What this task involves:
Quote the records beneath, complete and exact. Leave out images.
=======
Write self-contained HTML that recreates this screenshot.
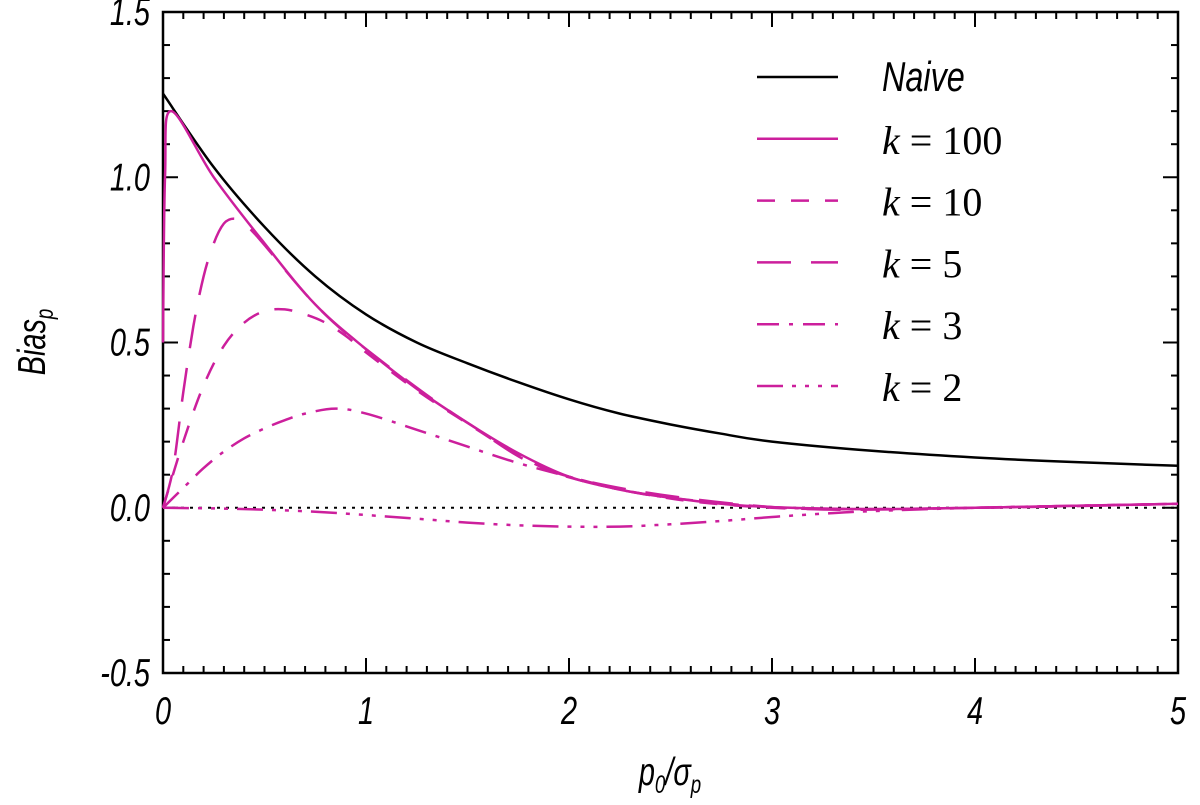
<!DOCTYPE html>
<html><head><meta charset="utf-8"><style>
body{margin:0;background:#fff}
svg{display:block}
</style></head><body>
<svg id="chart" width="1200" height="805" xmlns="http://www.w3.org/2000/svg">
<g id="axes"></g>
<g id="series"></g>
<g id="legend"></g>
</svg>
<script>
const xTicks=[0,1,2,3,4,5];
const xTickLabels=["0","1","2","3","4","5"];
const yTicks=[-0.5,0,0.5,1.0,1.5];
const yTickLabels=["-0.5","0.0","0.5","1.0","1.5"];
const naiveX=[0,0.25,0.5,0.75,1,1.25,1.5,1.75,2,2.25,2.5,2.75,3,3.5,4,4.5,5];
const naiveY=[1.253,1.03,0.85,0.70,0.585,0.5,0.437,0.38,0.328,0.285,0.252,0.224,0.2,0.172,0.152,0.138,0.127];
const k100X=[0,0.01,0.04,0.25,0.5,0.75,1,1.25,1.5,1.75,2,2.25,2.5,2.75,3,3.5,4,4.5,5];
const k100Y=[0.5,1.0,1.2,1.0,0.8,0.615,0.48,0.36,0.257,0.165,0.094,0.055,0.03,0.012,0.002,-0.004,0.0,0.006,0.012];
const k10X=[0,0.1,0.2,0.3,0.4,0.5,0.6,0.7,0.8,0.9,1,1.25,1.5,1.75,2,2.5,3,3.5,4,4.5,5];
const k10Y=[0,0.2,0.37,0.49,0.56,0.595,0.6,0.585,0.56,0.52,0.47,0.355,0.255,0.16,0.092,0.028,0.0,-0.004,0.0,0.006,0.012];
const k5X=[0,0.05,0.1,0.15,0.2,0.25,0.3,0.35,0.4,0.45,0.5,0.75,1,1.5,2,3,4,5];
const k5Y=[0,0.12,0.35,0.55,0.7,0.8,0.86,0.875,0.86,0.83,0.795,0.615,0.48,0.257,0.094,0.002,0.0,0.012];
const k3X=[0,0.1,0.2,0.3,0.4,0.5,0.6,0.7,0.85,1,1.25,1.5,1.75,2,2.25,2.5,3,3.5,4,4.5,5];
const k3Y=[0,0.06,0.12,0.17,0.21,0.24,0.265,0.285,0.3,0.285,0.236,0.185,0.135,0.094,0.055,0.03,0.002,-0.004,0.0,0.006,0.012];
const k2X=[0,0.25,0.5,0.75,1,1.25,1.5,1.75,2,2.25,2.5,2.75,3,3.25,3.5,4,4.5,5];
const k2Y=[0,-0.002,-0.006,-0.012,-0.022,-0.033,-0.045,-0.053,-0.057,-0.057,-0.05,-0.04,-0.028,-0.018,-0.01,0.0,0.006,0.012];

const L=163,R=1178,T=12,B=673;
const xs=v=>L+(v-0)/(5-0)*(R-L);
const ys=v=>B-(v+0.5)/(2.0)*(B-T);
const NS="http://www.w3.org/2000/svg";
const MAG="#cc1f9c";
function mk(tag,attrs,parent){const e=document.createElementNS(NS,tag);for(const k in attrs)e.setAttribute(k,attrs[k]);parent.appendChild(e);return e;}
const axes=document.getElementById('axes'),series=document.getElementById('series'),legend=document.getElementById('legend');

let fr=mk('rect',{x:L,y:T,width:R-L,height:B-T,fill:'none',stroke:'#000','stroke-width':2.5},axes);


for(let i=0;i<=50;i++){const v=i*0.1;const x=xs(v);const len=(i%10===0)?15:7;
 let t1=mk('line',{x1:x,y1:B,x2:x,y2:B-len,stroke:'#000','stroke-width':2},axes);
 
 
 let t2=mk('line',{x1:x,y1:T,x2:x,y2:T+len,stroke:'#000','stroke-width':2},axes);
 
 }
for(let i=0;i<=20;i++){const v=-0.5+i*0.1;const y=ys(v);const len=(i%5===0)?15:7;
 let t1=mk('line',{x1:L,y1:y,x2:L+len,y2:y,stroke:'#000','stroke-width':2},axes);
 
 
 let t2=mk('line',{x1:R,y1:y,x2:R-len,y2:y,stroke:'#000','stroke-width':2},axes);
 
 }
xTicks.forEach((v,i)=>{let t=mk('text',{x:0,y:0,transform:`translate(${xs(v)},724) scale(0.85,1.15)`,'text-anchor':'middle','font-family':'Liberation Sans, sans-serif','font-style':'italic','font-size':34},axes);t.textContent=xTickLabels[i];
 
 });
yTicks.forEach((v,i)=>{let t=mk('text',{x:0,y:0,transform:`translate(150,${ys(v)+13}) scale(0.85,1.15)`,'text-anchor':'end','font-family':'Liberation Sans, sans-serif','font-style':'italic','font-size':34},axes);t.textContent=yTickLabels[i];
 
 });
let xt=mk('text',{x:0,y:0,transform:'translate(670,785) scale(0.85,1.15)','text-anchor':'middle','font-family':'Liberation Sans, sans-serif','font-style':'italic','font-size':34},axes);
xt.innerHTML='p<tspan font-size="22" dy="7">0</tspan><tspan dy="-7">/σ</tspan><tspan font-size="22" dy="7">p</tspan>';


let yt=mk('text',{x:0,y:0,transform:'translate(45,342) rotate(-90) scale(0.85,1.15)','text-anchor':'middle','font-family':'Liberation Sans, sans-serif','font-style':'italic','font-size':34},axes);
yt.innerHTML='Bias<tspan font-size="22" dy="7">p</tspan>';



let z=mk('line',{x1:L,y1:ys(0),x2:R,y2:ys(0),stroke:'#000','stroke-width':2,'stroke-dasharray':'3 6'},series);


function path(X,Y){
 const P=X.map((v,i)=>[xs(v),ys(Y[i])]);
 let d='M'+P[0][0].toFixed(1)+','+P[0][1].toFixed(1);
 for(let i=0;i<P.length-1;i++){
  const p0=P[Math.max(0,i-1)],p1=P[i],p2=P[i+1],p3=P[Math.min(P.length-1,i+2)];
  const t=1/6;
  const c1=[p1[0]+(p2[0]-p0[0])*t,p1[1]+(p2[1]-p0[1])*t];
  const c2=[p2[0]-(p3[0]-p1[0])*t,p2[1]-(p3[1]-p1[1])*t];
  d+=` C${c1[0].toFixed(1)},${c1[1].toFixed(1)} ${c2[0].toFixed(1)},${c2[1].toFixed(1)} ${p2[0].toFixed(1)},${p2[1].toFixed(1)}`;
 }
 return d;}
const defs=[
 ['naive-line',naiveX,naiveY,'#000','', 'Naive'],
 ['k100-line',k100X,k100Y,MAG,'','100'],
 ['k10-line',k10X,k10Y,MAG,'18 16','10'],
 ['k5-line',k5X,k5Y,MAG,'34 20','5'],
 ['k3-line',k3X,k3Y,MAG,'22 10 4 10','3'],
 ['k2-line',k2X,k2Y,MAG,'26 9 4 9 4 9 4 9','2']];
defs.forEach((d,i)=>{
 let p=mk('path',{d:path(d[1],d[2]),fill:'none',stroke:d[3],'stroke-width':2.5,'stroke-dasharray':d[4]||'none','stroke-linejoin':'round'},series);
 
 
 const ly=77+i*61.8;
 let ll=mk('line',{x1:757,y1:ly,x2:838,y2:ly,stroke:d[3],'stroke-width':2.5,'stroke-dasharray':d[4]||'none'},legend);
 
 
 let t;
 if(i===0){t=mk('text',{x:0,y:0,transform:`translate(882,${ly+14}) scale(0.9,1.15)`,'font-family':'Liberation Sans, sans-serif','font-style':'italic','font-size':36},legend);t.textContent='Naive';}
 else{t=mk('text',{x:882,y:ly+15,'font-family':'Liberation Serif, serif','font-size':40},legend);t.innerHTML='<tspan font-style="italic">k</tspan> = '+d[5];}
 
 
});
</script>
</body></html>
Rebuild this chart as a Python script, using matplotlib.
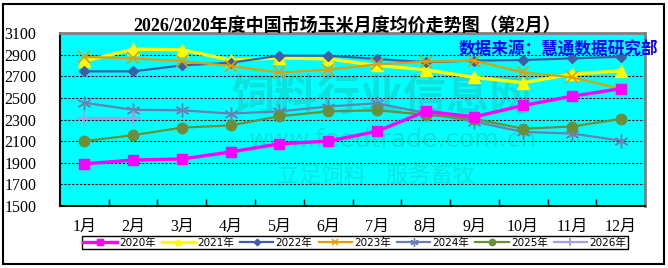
=======
Final result:
Write self-contained HTML that recreates this screenshot.
<!DOCTYPE html>
<html><head><meta charset="utf-8"><style>
body{margin:0;background:#fff}
svg{display:block}
</style></head><body>
<svg id="chart" width="1200" height="805" xmlns="http://www.w3.org/2000/svg">
<g id="axes"></g>
<g id="series"></g>
<g id="legend"></g>
</svg>
<script>
const xTicks=[0,1,2,3,4,5];
const xTickLabels=["0","1","2","3","4","5"];
const yTicks=[-0.5,0,0.5,1.0,1.5];
const yTickLabels=["-0.5","0.0","0.5","1.0","1.5"];
const naiveX=[0,0.25,0.5,0.75,1,1.25,1.5,1.75,2,2.25,2.5,2.75,3,3.5,4,4.5,5];
const naiveY=[1.253,1.03,0.85,0.70,0.585,0.5,0.437,0.38,0.328,0.285,0.252,0.224,0.2,0.172,0.152,0.138,0.127];
const k100X=[0,0.01,0.04,0.25,0.5,0.75,1,1.25,1.5,1.75,2,2.25,2.5,2.75,3,3.5,4,4.5,5];
const k100Y=[0.5,1.0,1.2,1.0,0.8,0.615,0.48,0.36,0.257,0.165,0.094,0.055,0.03,0.012,0.002,-0.004,0.0,0.006,0.012];
const k10X=[0,0.1,0.2,0.3,0.4,0.5,0.6,0.7,0.8,0.9,1,1.25,1.5,1.75,2,2.5,3,3.5,4,4.5,5];
const k10Y=[0,0.2,0.37,0.49,0.56,0.595,0.6,0.585,0.56,0.52,0.47,0.355,0.255,0.16,0.092,0.028,0.0,-0.004,0.0,0.006,0.012];
const k5X=[0,0.05,0.1,0.15,0.2,0.25,0.3,0.35,0.4,0.45,0.5,0.75,1,1.5,2,3,4,5];
const k5Y=[0,0.12,0.35,0.55,0.7,0.8,0.86,0.875,0.86,0.83,0.795,0.615,0.48,0.257,0.094,0.002,0.0,0.012];
const k3X=[0,0.1,0.2,0.3,0.4,0.5,0.6,0.7,0.85,1,1.25,1.5,1.75,2,2.25,2.5,3,3.5,4,4.5,5];
const k3Y=[0,0.06,0.12,0.17,0.21,0.24,0.265,0.285,0.3,0.285,0.236,0.185,0.135,0.094,0.055,0.03,0.002,-0.004,0.0,0.006,0.012];
const k2X=[0,0.25,0.5,0.75,1,1.25,1.5,1.75,2,2.25,2.5,2.75,3,3.25,3.5,4,4.5,5];
const k2Y=[0,-0.002,-0.006,-0.012,-0.022,-0.033,-0.045,-0.053,-0.057,-0.057,-0.05,-0.04,-0.028,-0.018,-0.01,0.0,0.006,0.012];

const L=163,R=1178,T=12,B=673;
const xs=v=>L+(v-0)/(5-0)*(R-L);
const ys=v=>B-(v+0.5)/(2.0)*(B-T);
const NS="http://www.w3.org/2000/svg";
const MAG="#cc1f9c";
function mk(tag,attrs,parent){const e=document.createElementNS(NS,tag);for(const k in attrs)e.setAttribute(k,attrs[k]);parent.appendChild(e);return e;}
const axes=document.getElementById('axes'),series=document.getElementById('series'),legend=document.getElementById('legend');

let fr=mk('rect',{x:L,y:T,width:R-L,height:B-T,fill:'none',stroke:'#000','stroke-width':2.5},axes);


for(let i=0;i<=50;i++){const v=i*0.1;const x=xs(v);const len=(i%10===0)?15:7;
 let t1=mk('line',{x1:x,y1:B,x2:x,y2:B-len,stroke:'#000','stroke-width':2},axes);
 
 
 let t2=mk('line',{x1:x,y1:T,x2:x,y2:T+len,stroke:'#000','stroke-width':2},axes);
 
 }
for(let i=0;i<=20;i++){const v=-0.5+i*0.1;const y=ys(v);const len=(i%5===0)?15:7;
 let t1=mk('line',{x1:L,y1:y,x2:L+len,y2:y,stroke:'#000','stroke-width':2},axes);
 
 
 let t2=mk('line',{x1:R,y1:y,x2:R-len,y2:y,stroke:'#000','stroke-width':2},axes);
 
 }
xTicks.forEach((v,i)=>{let t=mk('text',{x:0,y:0,transform:`translate(${xs(v)},724) scale(0.85,1.15)`,'text-anchor':'middle','font-family':'Liberation Sans, sans-serif','font-style':'italic','font-size':34},axes);t.textContent=xTickLabels[i];
 
 });
yTicks.forEach((v,i)=>{let t=mk('text',{x:0,y:0,transform:`translate(150,${ys(v)+13}) scale(0.85,1.15)`,'text-anchor':'end','font-family':'Liberation Sans, sans-serif','font-style':'italic','font-size':34},axes);t.textContent=yTickLabels[i];
 
 });
let xt=mk('text',{x:0,y:0,transform:'translate(670,785) scale(0.85,1.15)','text-anchor':'middle','font-family':'Liberation Sans, sans-serif','font-style':'italic','font-size':34},axes);
xt.innerHTML='p<tspan font-size="22" dy="7">0</tspan><tspan dy="-7">/σ</tspan><tspan font-size="22" dy="7">p</tspan>';


let yt=mk('text',{x:0,y:0,transform:'translate(45,342) rotate(-90) scale(0.85,1.15)','text-anchor':'middle','font-family':'Liberation Sans, sans-serif','font-style':'italic','font-size':34},axes);
yt.innerHTML='Bias<tspan font-size="22" dy="7">p</tspan>';



let z=mk('line',{x1:L,y1:ys(0),x2:R,y2:ys(0),stroke:'#000','stroke-width':2,'stroke-dasharray':'3 6'},series);


function path(X,Y){
 const P=X.map((v,i)=>[xs(v),ys(Y[i])]);
 let d='M'+P[0][0].toFixed(1)+','+P[0][1].toFixed(1);
 for(let i=0;i<P.length-1;i++){
  const p0=P[Math.max(0,i-1)],p1=P[i],p2=P[i+1],p3=P[Math.min(P.length-1,i+2)];
  const t=1/6;
  const c1=[p1[0]+(p2[0]-p0[0])*t,p1[1]+(p2[1]-p0[1])*t];
  const c2=[p2[0]-(p3[0]-p1[0])*t,p2[1]-(p3[1]-p1[1])*t];
  d+=` C${c1[0].toFixed(1)},${c1[1].toFixed(1)} ${c2[0].toFixed(1)},${c2[1].toFixed(1)} ${p2[0].toFixed(1)},${p2[1].toFixed(1)}`;
 }
 return d;}
const defs=[
 ['naive-line',naiveX,naiveY,'#000','', 'Naive'],
 ['k100-line',k100X,k100Y,MAG,'','100'],
 ['k10-line',k10X,k10Y,MAG,'18 16','10'],
 ['k5-line',k5X,k5Y,MAG,'34 20','5'],
 ['k3-line',k3X,k3Y,MAG,'22 10 4 10','3'],
 ['k2-line',k2X,k2Y,MAG,'26 9 4 9 4 9 4 9','2']];
defs.forEach((d,i)=>{
 let p=mk('path',{d:path(d[1],d[2]),fill:'none',stroke:d[3],'stroke-width':2.5,'stroke-dasharray':d[4]||'none','stroke-linejoin':'round'},series);
 
 
 const ly=77+i*61.8;
 let ll=mk('line',{x1:757,y1:ly,x2:838,y2:ly,stroke:d[3],'stroke-width':2.5,'stroke-dasharray':d[4]||'none'},legend);
 
 
 let t;
 if(i===0){t=mk('text',{x:0,y:0,transform:`translate(882,${ly+14}) scale(0.9,1.15)`,'font-family':'Liberation Sans, sans-serif','font-style':'italic','font-size':36},legend);t.textContent='Naive';}
 else{t=mk('text',{x:882,y:ly+15,'font-family':'Liberation Serif, serif','font-size':40},legend);t.innerHTML='<tspan font-style="italic">k</tspan> = '+d[5];}
 
 
});
</script>
</body></html>
Rebuild this chart as a Python script, using matplotlib.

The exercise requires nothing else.